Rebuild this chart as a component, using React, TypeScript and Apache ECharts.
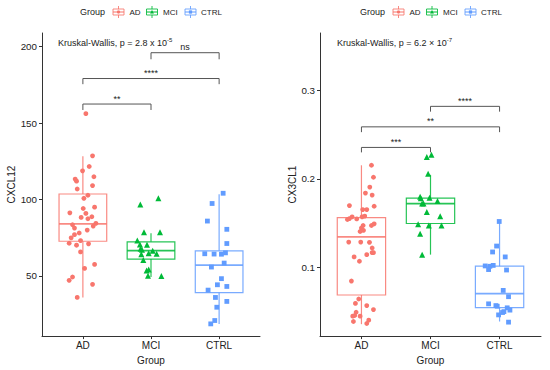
import React, { useEffect, useRef } from 'react';
import * as echarts from 'echarts';

// ---------- data ----------
const groups = ['AD', 'MCI', 'CTRL'];
const groupColors = ['#F8766D', '#00BA38', '#619CFF'];
const groupSymbols = ['circle', 'triangle', 'rect'];

// CXCL12 panel: points (value) and horizontal jitter (in category units)
const cxcl12AD = [156.2, 128.6, 121.6, 118.8, 114.9, 113.4, 112.0, 109.1, 106.9, 102.8, 100.8, 95.0, 94.1, 91.3, 90.9, 88.7, 88.3, 87.4, 84.4, 83.5, 82.6, 81.3, 80.0, 78.1, 77.0, 74.9, 73.1, 71.4, 71.0, 70.1, 65.7, 57.5, 54.9, 49.3, 47.1, 44.5, 35.9];
const cxcl12ADJitter = [0.044, 0.142, 0.093, -0.005, 0.162, -0.113, -0.093, 0.142, -0.083, 0.074, 0.015, 0.172, 0.005, -0.191, 0.044, 0.132, -0.025, 0.074, 0.191, -0.152, 0.152, -0.123, 0.064, -0.054, -0.123, -0.172, -0.034, -0.201, 0.083, -0.093, -0.034, 0.172, 0.025, -0.152, -0.201, 0.142, -0.083];
const cxcl12MCI = [100.8, 96.8, 78.6, 78.6, 73.1, 70.5, 70.4, 67.7, 67.1, 66.4, 64.9, 64.5, 64.2, 60.4, 53.5, 54.2, 50.1, 49.9];
const cxcl12MCIJitter = [0.108, -0.157, 0.132, -0.103, -0.201, -0.162, -0.059, -0.152, -0.132, 0.025, -0.034, 0.083, -0.142, -0.113, -0.064, -0.034, -0.044, 0.152];
const cxcl12CTRL = [104.1, 97.4, 85.9, 80.5, 71.2, 64.5, 64.3, 64.2, 65.1, 58.4, 55.8, 48.2, 44.2, 43.1, 40.7, 35.9, 33.3, 29.5, 20.8, 18.6];
const cxcl12CTRLJitter = [0.059, -0.103, -0.172, 0.113, 0.113, -0.211, -0.074, 0.034, 0.093, 0.074, -0.113, 0.034, -0.025, 0.113, -0.162, -0.054, 0.113, -0.034, -0.064, -0.123];
// box stats: [lower whisker, Q1, median, Q3, upper whisker]
const cxcl12Box = [
  [35.9, 72.7, 84.0, 103.6, 128.3],
  [49.3, 61.0, 66.6, 72.3, 77.9],
  [18.6, 39.0, 57.1, 66.4, 103.4],
];
// brackets: [from group, to group, bar value, tick end value]
const cxcl12Brackets = [
  [2, 3, 196.1, 191.8],
  [1, 3, 179.2, 175.5],
  [1, 2, 162.5, 158.6],
];
const cxcl12BracketLabels = ['ns', '****', '**'];
const cxcl12Ticks = [50, 100, 150, 200];

// CX3CL1 panel
const cx3cl1AD = [0.2153, 0.2018, 0.1906, 0.1838, 0.1816, 0.1697, 0.1689, 0.1652, 0.1652, 0.157, 0.157, 0.1578, 0.155, 0.1546, 0.154, 0.1472, 0.1472, 0.149, 0.1442, 0.1416, 0.1404, 0.1284, 0.1284, 0.1281, 0.1217, 0.1164, 0.1164, 0.1142, 0.1116, 0.1067, 0.0843, 0.064, 0.059, 0.0565, 0.052, 0.049, 0.0453, 0.0446, 0.0446, 0.04, 0.0385, 0.0363];
const cx3cl1ADJitter = [0.145, 0.174, 0.121, 0.058, 0.155, -0.174, 0.184, 0.019, 0.077, -0.135, 0.01, 0.048, -0.174, -0.068, -0.203, 0.024, 0.145, 0.184, 0.0, 0.029, -0.019, -0.184, -0.01, 0.116, 0.155, 0.174, 0.155, 0.077, -0.106, -0.029, -0.145, -0.039, -0.087, 0.077, 0.174, -0.077, -0.097, -0.019, -0.126, 0.106, -0.116, 0.077];
const cx3cl1MCI = [0.2273, 0.2247, 0.2056, 0.1798, 0.178, 0.1787, 0.172, 0.172, 0.1748, 0.1625, 0.1576, 0.1487, 0.1472, 0.1472, 0.1378, 0.1142];
const cx3cl1MCIJitter = [0.014, -0.053, -0.034, -0.15, -0.14, -0.014, -0.101, -0.121, 0.101, -0.053, 0.14, -0.179, -0.024, 0.159, -0.15, -0.121];
const cx3cl1CTRL = [0.1517, 0.1239, 0.1172, 0.1116, 0.1014, 0.101, 0.102, 0.0973, 0.0968, 0.0737, 0.0666, 0.0585, 0.0565, 0.0558, 0.054, 0.0514, 0.0497, 0.0487, 0.046, 0.0378];
const cx3cl1CTRLJitter = [-0.005, -0.043, -0.101, 0.082, -0.208, -0.14, -0.092, -0.159, 0.101, 0.053, 0.13, -0.159, -0.053, -0.034, 0.111, 0.15, 0.063, 0.043, -0.014, 0.13];
const cx3cl1Box = [
  [0.0355, 0.0685, 0.1344, 0.156, 0.2153],
  [0.1142, 0.1494, 0.1719, 0.1782, 0.2045],
  [0.0385, 0.0543, 0.07, 0.1011, 0.1517],
];
const cx3cl1Brackets = [
  [2, 3, 0.282, 0.276],
  [1, 3, 0.2588, 0.2528],
  [1, 2, 0.2355, 0.2299],
];
const cx3cl1BracketLabels = ['****', '**', '***'];
const cx3cl1Ticks = [0.1, 0.2, 0.3];

const FONT = 'Liberation Sans, Arial, Helvetica, sans-serif';
const TEXT = '#222222';
const AXIS = '#333333';

function boxSeries(stats: number[][], idx: number) {
  return {
    type: 'custom',
    xAxisIndex: idx,
    yAxisIndex: idx,
    z: 2,
    silent: true,
    data: stats.map((s, i) => [i + 1, ...s]),
    renderItem: (params: any, api: any) => {
      const x = api.value(0);
      const lo = api.value(1), q1 = api.value(2), med = api.value(3), q3 = api.value(4), hi = api.value(5);
      const color = groupColors[params.dataIndex];
      const hw = 0.35;
      const tl = api.coord([x - hw, q3]);
      const br = api.coord([x + hw, q1]);
      const mL = api.coord([x - hw, med]);
      const mR = api.coord([x + hw, med]);
      const top = api.coord([x, hi]);
      const bot = api.coord([x, lo]);
      const cTop = api.coord([x, q3]);
      const cBot = api.coord([x, q1]);
      const st = { stroke: color, lineWidth: 1.2, opacity: 0.85, fill: 'none' };
      return {
        type: 'group',
        children: [
          { type: 'line', shape: { x1: top[0], y1: top[1], x2: cTop[0], y2: cTop[1] }, style: st },
          { type: 'line', shape: { x1: bot[0], y1: bot[1], x2: cBot[0], y2: cBot[1] }, style: st },
          { type: 'rect', shape: { x: tl[0], y: tl[1], width: br[0] - tl[0], height: br[1] - tl[1] }, style: st },
          { type: 'line', shape: { x1: mL[0], y1: mL[1], x2: mR[0], y2: mR[1] }, style: { ...st, lineWidth: 1.8 } },
        ],
      };
    },
  };
}

function pointSeries(values: number[], jitter: number[], gi: number, idx: number) {
  return {
    type: 'scatter',
    name: groups[gi],
    xAxisIndex: idx,
    yAxisIndex: idx,
    z: 3,
    symbol: groupSymbols[gi],
    symbolSize: gi === 1 ? 6 : 4.8,
    itemStyle: { color: groupColors[gi], opacity: 1 },
    data: values.map((v, i) => [gi + 1 + jitter[i], v]),
  };
}

function bracketSeries(brackets: number[][], labels: string[], idx: number) {
  return {
    type: 'custom',
    xAxisIndex: idx,
    yAxisIndex: idx,
    z: 4,
    silent: true,
    data: brackets,
    renderItem: (params: any, api: any) => {
      const x1 = api.value(0), x2 = api.value(1), y = api.value(2), yt = api.value(3);
      const p1 = api.coord([x1, yt]);
      const p2 = api.coord([x1, y]);
      const p3 = api.coord([x2, y]);
      const p4 = api.coord([x2, yt]);
      return {
        type: 'group',
        children: [
          { type: 'polyline', shape: { points: [p1, p2, p3, p4] }, style: { stroke: '#555555', lineWidth: 1, fill: 'none' } },
          {
            type: 'text',
            x: (p2[0] + p3[0]) / 2,
            y: p2[1] - 1,
            style: {
              text: labels[params.dataIndex],
              fontSize: 9,
              fontFamily: FONT,
              fill: TEXT,
              textAlign: 'center',
              align: 'center',
              textVerticalAlign: 'bottom',
              verticalAlign: 'bottom',
            },
          },
        ],
      };
    },
  };
}

function legendGraphic(dx: number) {
  const children: any[] = [];
  children.push({
    type: 'text', x: 80 + dx, y: 12,
    style: { text: 'Group', fontSize: 9, fontFamily: FONT, fill: TEXT, textVerticalAlign: 'middle', verticalAlign: 'middle' },
  });
  const iconX = [118.5, 152, 190.5];
  const textX = [129.5, 163, 201];
  groups.forEach((g, i) => {
    const cx = iconX[i] + dx;
    const c = groupColors[i];
    children.push({ type: 'line', shape: { x1: cx, y1: 6, x2: cx, y2: 18 }, style: { stroke: c, lineWidth: 1, opacity: 0.85 } });
    children.push({ type: 'rect', shape: { x: cx - 5.5, y: 9, width: 11, height: 6 }, style: { fill: '#ffffff', stroke: c, lineWidth: 1, opacity: 0.85 } });
    children.push({ type: 'line', shape: { x1: cx - 5.5, y1: 12, x2: cx + 5.5, y2: 12 }, style: { stroke: c, lineWidth: 1.2, opacity: 0.85 } });
    if (i === 0) children.push({ type: 'circle', shape: { cx, cy: 12, r: 1.6 }, style: { fill: c } });
    if (i === 1) children.push({ type: 'polygon', shape: { points: [[cx, 10], [cx - 2, 13.5], [cx + 2, 13.5]] }, style: { fill: c } });
    if (i === 2) children.push({ type: 'rect', shape: { x: cx - 1.6, y: 10.4, width: 3.2, height: 3.2 }, style: { fill: c } });
    children.push({
      type: 'text', x: textX[i] + dx, y: 12,
      style: { text: g, fontSize: 8, fontFamily: FONT, fill: TEXT, textVerticalAlign: 'middle', verticalAlign: 'middle' },
    });
  });
  return { type: 'group', children };
}

function kwText(x: number, main: string, sup: string) {
  return {
    type: 'text', x, y: 43,
    style: {
      text: `{m|${main}}{s|${sup}}`,
      fontFamily: FONT,
      fill: TEXT,
      textVerticalAlign: 'middle',
      verticalAlign: 'middle',
      rich: {
        m: { fontSize: 9, lineHeight: 12, fontFamily: FONT, fill: TEXT, color: TEXT },
        s: { fontSize: 6, lineHeight: 12, verticalAlign: 'top', fontFamily: FONT, fill: TEXT, color: TEXT },
      },
    },
  };
}

function xAxis(idx: number) {
  return {
    type: 'value',
    gridIndex: idx,
    min: 0.4,
    max: 3.6,
    name: 'Group',
    nameLocation: 'middle',
    nameGap: 15,
    nameTextStyle: { fontSize: 10, color: TEXT, fontFamily: FONT },
    splitLine: { show: false },
    axisLine: { show: true, onZero: false, lineStyle: { color: AXIS, width: 1 } },
    axisTick: { show: true, length: 3, customValues: [1, 2, 3], lineStyle: { color: AXIS } },
    axisLabel: {
      customValues: [1, 2, 3],
      formatter: (v: number) => groups[Math.round(v) - 1] ?? '',
      fontSize: 10,
      color: TEXT,
      fontFamily: FONT,
      margin: 4,
    },
  };
}

function yAxis(idx: number, min: number, max: number, ticks: number[], name: string, gap: number) {
  return {
    type: 'value',
    gridIndex: idx,
    min,
    max,
    name,
    nameLocation: 'middle',
    nameGap: gap,
    nameRotate: 90,
    nameTextStyle: { fontSize: 10, color: TEXT, fontFamily: FONT },
    splitLine: { show: false },
    axisLine: { show: true, onZero: false, lineStyle: { color: AXIS, width: 1 } },
    axisTick: { show: true, length: 3, customValues: ticks, lineStyle: { color: AXIS } },
    axisLabel: { customValues: ticks, fontSize: 9.8, color: TEXT, fontFamily: FONT, margin: 5 },
  };
}

export default function App() {
  const ref = useRef<HTMLDivElement>(null);
  useEffect(() => {
    if (!ref.current) return;
    const chart = echarts.init(ref.current, null, { renderer: 'svg' });
    chart.setOption({
      animation: false,
      backgroundColor: '#ffffff',
      textStyle: { fontFamily: FONT },
      grid: [
        { left: 42, top: 33, width: 218, height: 306 },
        { left: 320, top: 33, width: 221, height: 306 },
      ],
      xAxis: [xAxis(0), xAxis(1)],
      yAxis: [
        yAxis(0, 10.6, 209, cxcl12Ticks, 'CXCL12', 24),
        yAxis(1, 0.022, 0.365, cx3cl1Ticks, 'CX3CL1', 20),
      ],
      graphic: [
        legendGraphic(0),
        legendGraphic(280),
        kwText(58, 'Kruskal-Wallis, p = 2.8 x 10', '-5'),
        kwText(337, 'Kruskal-Wallis, p = 6.2 × 10', '-7'),
      ],
      series: [
        boxSeries(cxcl12Box, 0),
        pointSeries(cxcl12AD, cxcl12ADJitter, 0, 0),
        pointSeries(cxcl12MCI, cxcl12MCIJitter, 1, 0),
        pointSeries(cxcl12CTRL, cxcl12CTRLJitter, 2, 0),
        bracketSeries(cxcl12Brackets, cxcl12BracketLabels, 0),
        boxSeries(cx3cl1Box, 1),
        pointSeries(cx3cl1AD, cx3cl1ADJitter, 0, 1),
        pointSeries(cx3cl1MCI, cx3cl1MCIJitter, 1, 1),
        pointSeries(cx3cl1CTRL, cx3cl1CTRLJitter, 2, 1),
        bracketSeries(cx3cl1Brackets, cx3cl1BracketLabels, 1),
      ],
    });
    return () => chart.dispose();
  }, []);
  return (
    <div
      ref={ref}
      style={{ position: 'fixed', left: 0, top: 0, width: 550, height: 370, background: '#fff' }}
    />
  );
}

▸ **Objective**
Leave out the pictures. Transcribe only the lines above, from the first through the one that contains "const groupSymbols = ['circle', 'triangle', 'rect'];".

▸ **Exercise response**
Rebuild this chart as a component, using React, TypeScript and Apache ECharts.
import React, { useEffect, useRef } from 'react';
import * as echarts from 'echarts';

// ---------- data ----------
const groups = ['AD', 'MCI', 'CTRL'];
const groupColors = ['#F8766D', '#00BA38', '#619CFF'];
const groupSymbols = ['circle', 'triangle', 'rect'];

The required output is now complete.